Comfort by Joyce M. Hostetter
My rating: 5 of 5 stars
Ann Fay is anything but a typical 14 year-old girl. Instead of hanging out with her best friend Peggy Sue at the movies, or playing at recess like the regular kids, Ann Fay—stricken with Polio the year before—works a Saturday job to help support her family, spends recess alone with her clickity leg brace, and worries incessantly about why Daddy is a whole different man since returning from the war. Longing to feel normal, a sparkle shines bright in her eyes when she’s offered the opportunity to live at Warm Springs—a place in Georgia for Polios to receive rehabilitation treatments. But she also thinks her family will crumple without her. With her parents’ blessing, she finally agrees to attend Warm Springs and for the first time feels she’s in a place where everyone’s just like her. There’s real comfort in that.

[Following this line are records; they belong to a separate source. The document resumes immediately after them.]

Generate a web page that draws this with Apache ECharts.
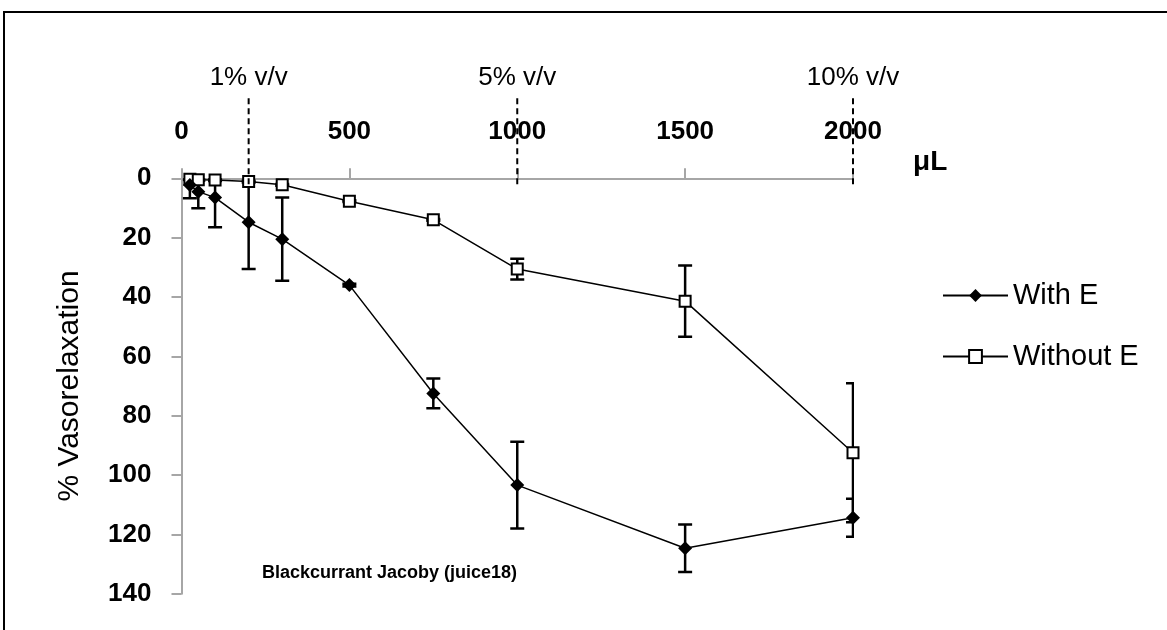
<!DOCTYPE html>
<html>
<head>
<meta charset="utf-8">
<script src="https://cdn.jsdelivr.net/npm/echarts@6/dist/echarts.min.js"></script>
<style>
  html, body { margin: 0; padding: 0; background: #fff; }
  #chart { width: 1167px; height: 630px; }
</style>
</head>
<body>
<div id="chart"></div>
<script>
// doses in µL
var doses = [25, 50, 100, 200, 300, 500, 750, 1000, 1500, 2000];
var withE = [2.3, 4.5, 6.5, 14.8, 20.5, 36, 72.5, 103.4, 124.7, 114.4];
var withEErr = [4.4, 5.6, 10, 15.8, 14, 0.5, 5, 14.6, 8, 6.4];
var withoutE = [0.3, 0.5, 0.6, 1.1, 2.2, 7.7, 14, 30.6, 41.4, 92.5];
var withoutEErr = [0.3, 0.3, 0.3, 0.3, 0.3, 0.3, 0.3, 3.5, 12, 23.4];

// concentration markers
var markDoses = [200, 1000, 2000];
var markLabels = ['1% v/v', '5% v/v', '10% v/v'];

var font = "'Liberation Sans', Arial, sans-serif";

function pairs(xs, ys) {
  return xs.map(function (x, i) { return [x, ys[i]]; });
}
function triples(xs, ys, es) {
  return xs.map(function (x, i) { return [x, ys[i], es[i]]; });
}

function errorBar(params, api) {
  var x = api.value(0), y = api.value(1), e = api.value(2);
  var top = api.coord([x, y - e]);
  var bot = api.coord([x, y + e]);
  var hw = 7;
  var st = { stroke: '#000', lineWidth: 2.5 };
  return {
    type: 'group',
    children: [
      { type: 'line', shape: { x1: top[0], y1: top[1], x2: bot[0], y2: bot[1] }, style: st },
      { type: 'line', shape: { x1: top[0] - hw, y1: top[1], x2: top[0] + hw, y2: top[1] }, style: st },
      { type: 'line', shape: { x1: bot[0] - hw, y1: bot[1], x2: bot[0] + hw, y2: bot[1] }, style: st }
    ]
  };
}

function doseMark(params, api) {
  var x = api.value(0);
  var p0 = api.coord([x, 2]);
  var p1 = api.coord([x, -28]);
  return {
    type: 'group',
    children: [
      { type: 'line', shape: { x1: p0[0], y1: p0[1], x2: p1[0], y2: p1[1] },
        style: { stroke: '#000', lineWidth: 2, lineDash: [6, 4] } },
      { type: 'text', x: p1[0], y: p1[1] - 4,
        style: { text: markLabels[params.dataIndex], fill: '#000', font: '26px ' + font,
                 textAlign: 'center', textVerticalAlign: 'bottom' } }
    ]
  };
}

var chart = echarts.init(document.getElementById('chart'));
chart.setOption({
  animation: false,
  backgroundColor: '#fff',
  textStyle: { fontFamily: font },
  grid: { left: 181.5, top: 178.3, right: 314, bottom: 36.3, containLabel: false },
  title: {
    text: 'Blackcurrant Jacoby (juice18)',
    left: 257, top: 559,
    textStyle: { fontFamily: font, fontSize: 18, fontWeight: 'bold', color: '#000' }
  },
  legend: {
    orient: 'vertical',
    left: 937, top: 276,
    itemWidth: 65, itemHeight: 16, itemGap: 32,
    data: ['With E', 'Without E'],
    textStyle: { fontFamily: font, fontSize: 29, color: '#000' }
  },
  graphic: [
    { type: 'rect', shape: { x: 4, y: 12, width: 1200, height: 700 },
      style: { fill: 'none', stroke: '#000', lineWidth: 2 }, silent: true }
  ],
  xAxis: {
    type: 'value',
    position: 'top',
    min: 0, max: 2000, interval: 500,
    name: 'μL',
    nameLocation: 'end',
    nameGap: 60,
    nameTextStyle: { fontFamily: font, fontSize: 28, fontWeight: 'bold', color: '#000',
                     verticalAlign: 'bottom', padding: [0, 0, 2, 0] },
    axisLine: { lineStyle: { color: '#a6a6a6', width: 2 } },
    axisTick: { show: true, length: 10, lineStyle: { color: '#a6a6a6', width: 2 } },
    axisLabel: { margin: 33, fontSize: 26, fontWeight: 'bold', color: '#000', fontFamily: font,
                 formatter: function (v) { return String(v); } },
    splitLine: { show: false }
  },
  yAxis: {
    type: 'value',
    inverse: true,
    min: 0, max: 140, interval: 20,
    name: '% Vasorelaxation',
    nameLocation: 'middle',
    nameGap: 97,
    nameTextStyle: { fontFamily: font, fontSize: 30, color: '#000' },
    axisLine: { show: true, lineStyle: { color: '#a6a6a6', width: 2 } },
    axisTick: { show: true, length: 10, lineStyle: { color: '#a6a6a6', width: 2 } },
    axisLabel: { margin: 30, fontSize: 26, fontWeight: 'bold', color: '#000', fontFamily: font },
    splitLine: { show: false }
  },
  series: [
    {
      type: 'custom', name: 'errWithout', renderItem: errorBar, clip: true, z: 1,
      data: triples(doses, withoutE, withoutEErr), encode: { x: 0, y: 1 }
    },
    {
      type: 'custom', name: 'errWith', renderItem: errorBar, clip: true, z: 1,
      data: triples(doses, withE, withEErr), encode: { x: 0, y: 1 }
    },
    {
      type: 'custom', name: 'marks', renderItem: doseMark, clip: false, z: 4, silent: true,
      data: markDoses.map(function (d) { return [d, 0]; }), encode: { x: 0, y: 1 }
    },
    {
      name: 'Without E', type: 'line', z: 2,
      data: pairs(doses, withoutE),
      symbol: 'rect', symbolSize: 11,
      lineStyle: { color: '#000', width: 1.5 },
      itemStyle: { color: '#fff', borderColor: '#000', borderWidth: 2 }
    },
    {
      name: 'With E', type: 'line', z: 3,
      data: pairs(doses, withE),
      symbol: 'diamond', symbolSize: 14,
      lineStyle: { color: '#000', width: 1.5 },
      itemStyle: { color: '#000', borderColor: '#000', borderWidth: 0 }
    }
  ]
});
</script>
</body>
</html>
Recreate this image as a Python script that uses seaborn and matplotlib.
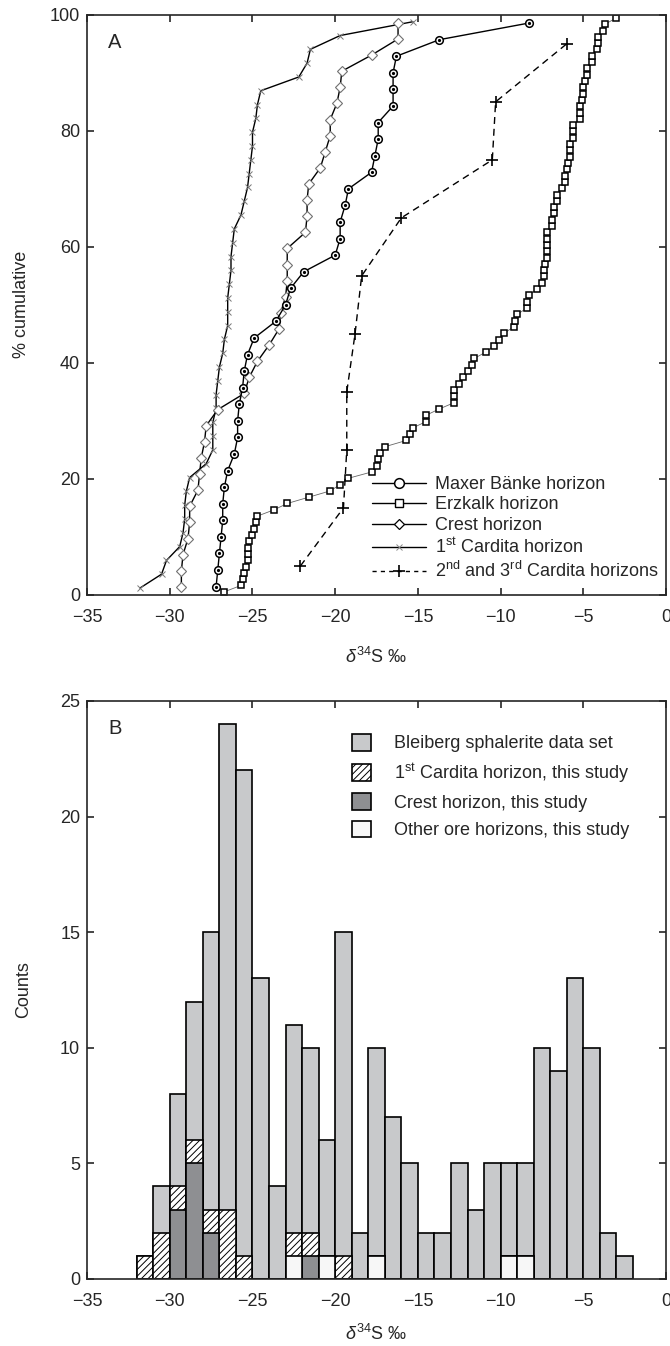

Ann Fay progresses quickly and is soon walking with a cane and making friends. Life is perfect, until Junior Bledsoe from back home shows up at Warm Springs with bad news from back home, forcing Ann Fay to leave the one place she feels her best in. But family comes first, and it’s time to step out of her comfort zone and face her daddy and his war neurosis (PTSD).
This story is exquisitely told, with both beautiful language and heartfelt revelations, “I learned quick enough that when someone drops a bomb in one small place on this planet, it shatters the whole universe. And not just for a little while either. The breaking goes on forever…”
Readers will love Ann Fay and enjoy her journey as she realizes that, “Something that hurts can make us stronger. You just have to face it, and after a while it starts to get better.” Yes, Ann Fay, it really does.